Thursday, April 19, 2012

The Day When I Realized Why Wedding Gowns Cost A Fortune


I don’t quite get why wedding gowns would cost so much when a similar beaded Cinderella gown would not cost a fortune if it’s in a different color.

 I’m not a hundred percent sure if I should be blogging about this story but I think it’s still worth sharing. There’s this one up and coming designer who makes wedding gowns for Php 20-40k. I went to her one time and brought my dress peg to show her. I just wanted to see how much she’s going to quote me. One major detail though: I posed as a maid of honor. So technically, I was inquiring for a maid of honor dress.

I had to see how much the dress would cost IF I’m not the bride. She drew something that looked like an ankle-length Kate Middleton dress and quoted me Php5k for the labor (fabric would come from me). It didn’t want beadworks, so it was a real simple dress with some lace details. Though I had to compose myself every time she would wonder why I’m having something in ecru/ivory, it’s still worth snooping around. Because of that I learned how much I should be willing to spend for my wedding dress – that Php20k would be too much.

I almost booked her right there and then because I got excited about how cheap I’m going to get my dress made. But I realized that the designer was more concerned about me not getting in the way of the “real bride”. She wanted to make sure that I won’t steal the limelight. In short, I came there as a maid of honor, and left her shop feeling like a real one. I didn’t feel like a bride. And it’s a feeling that I’ll never be able to experience and forever regret if I push through with it.

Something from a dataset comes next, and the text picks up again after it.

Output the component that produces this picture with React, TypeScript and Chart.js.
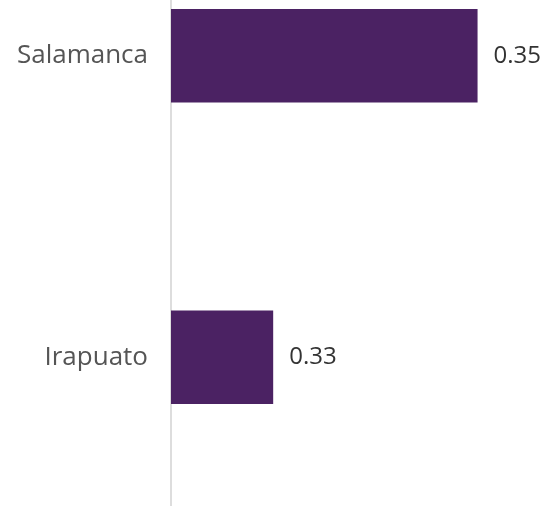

I know there are a lot of factors that contribute to the high price of wedding gowns--- there’s the materials, the workmanship, the “uniqueness” of the design, and whatnot. I never knew how to justify why wedding dresses are so expensive until I realized that it’s not just the dress that I’m paying for---I’m also paying for all the pressures of those once-in-a-lifetime thingamajigs that designers have to deal with, and for the emotions that I should feel once I try the dress on.

I called off the project with the designer and, luckily, I found a good one who quoted me Php 5k for the labor. This time though, the designer knows that I’m the bride, and I trust that she’ll make me feel and look really pretty on my wedding day.



Sunday, April 8, 2012

Do guys really have to put a ring on it?

The Ring

I'm pretty sure a lot of couples would not agree with me on this, but as much as I want to find reasons why engagement rings are not necessary, it's kind of hard.

And I don't want to assert that such accessories are a must either, because at the end of the day, it will all depend on the couple. But personally though, I would like to quote Beyonce:

"If you liked it, then you shoulda put a ring on it"

Even though engagement rings can be considered as materialistic representations of a superficially perfect love affair, they actually represent a lot of things. For one, it's the time bomb that reminds the couple how far out their big day is. It's like the moment the guy slips the ring into the girl's finger, the real planning starts. I know there are couples who still don't have a plan even if they get engaged, but they're probably part of the exception.

Second, engagement rings are a sign that the guy is ready, not only to spend the rest of his life with the girl, but also to take responsibility of what the future holds for them . Now unless the girl is willing to pay for everything and provide a sustainable living for her future family, engagements rings are not really necessary. But that's unlikely.

Lastly, engagement rings can take regular boyfriend-girlfriend relationships up another notch. They set a period to rethink the whole relationship and see whether the couple are really meant to take the big leap. They separate the couple from other couples who are "taking their time". Trust me, I know some couples who are "engaged", but because they don't have an engagement story, I couldn't tell if they're settling down any time soon. When you have a ring on, you know that your shit just got serious.

All I'm saying is, engagement rings, or whatever accessory that represents your engagement are necessary---it's the expensive, unrealistic ones that aren't.